Digital Twin Architecture vs Traditional Monitoring Systems
Traditional monitoring systems focus on:
Metrics
Thresholds
Alerts
Digital twins focus on:
State
Relationships
Change over time
A monitoring system tells you what broke.
A digital twin helps you understand why it’s changing and what will happen next.
Scaling Digital Twin Architecture
As digital twins scale, architecture must handle:
More data sources
Higher data velocity
More complex models
Multiple interacting twins
This often leads to:
Modular architectures
Distributed systems
Model versioning
Governance around data and behavior
At scale, digital twins become platforms—not features.
Digital Twins in Software and AI Systems
In software and AI contexts, the “physical” system may be abstract:
User behavior
Communication patterns
Decision workflows
The architecture remains the same:
Inputs
Models
Feedback
What changes is the nature of the data and the speed at which systems adapt.
This is where digital twins begin to resemble intelligent counterparts, not just technical representations.
Final Thoughts
Understanding how digital twins work requires thinking in systems, not tools.
A digital twin is not:
A dashboard
A single model
A one-time simulation
It is an architecture built around data, models, and feedback loops that evolve together.
As real-world systems become more complex and AI-driven, this architecture is becoming foundational—not optional.
Frequently Asked Questions
Do digital twins always require sensors?
No. Sensors are common in physical systems, but software and behavioral twins often rely on events, logs, and user actions instead.
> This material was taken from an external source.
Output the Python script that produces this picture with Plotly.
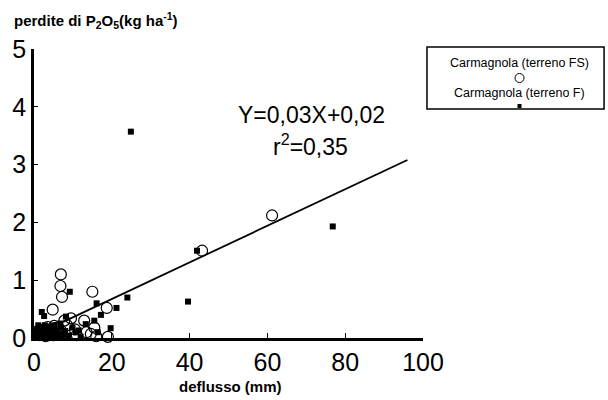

How real-time does a digital twin need to be?
Only as real-time as the decisions it supports. Many effective digital twins operate in near-real-time.
Can a digital twin exist without AI?
Yes. AI enhances digital twins, but rules-based and statistical models can also power effective twins.
Is digital twin architecture expensive to build?
It depends on scope and scale. Many systems start small and evolve as data maturity increases.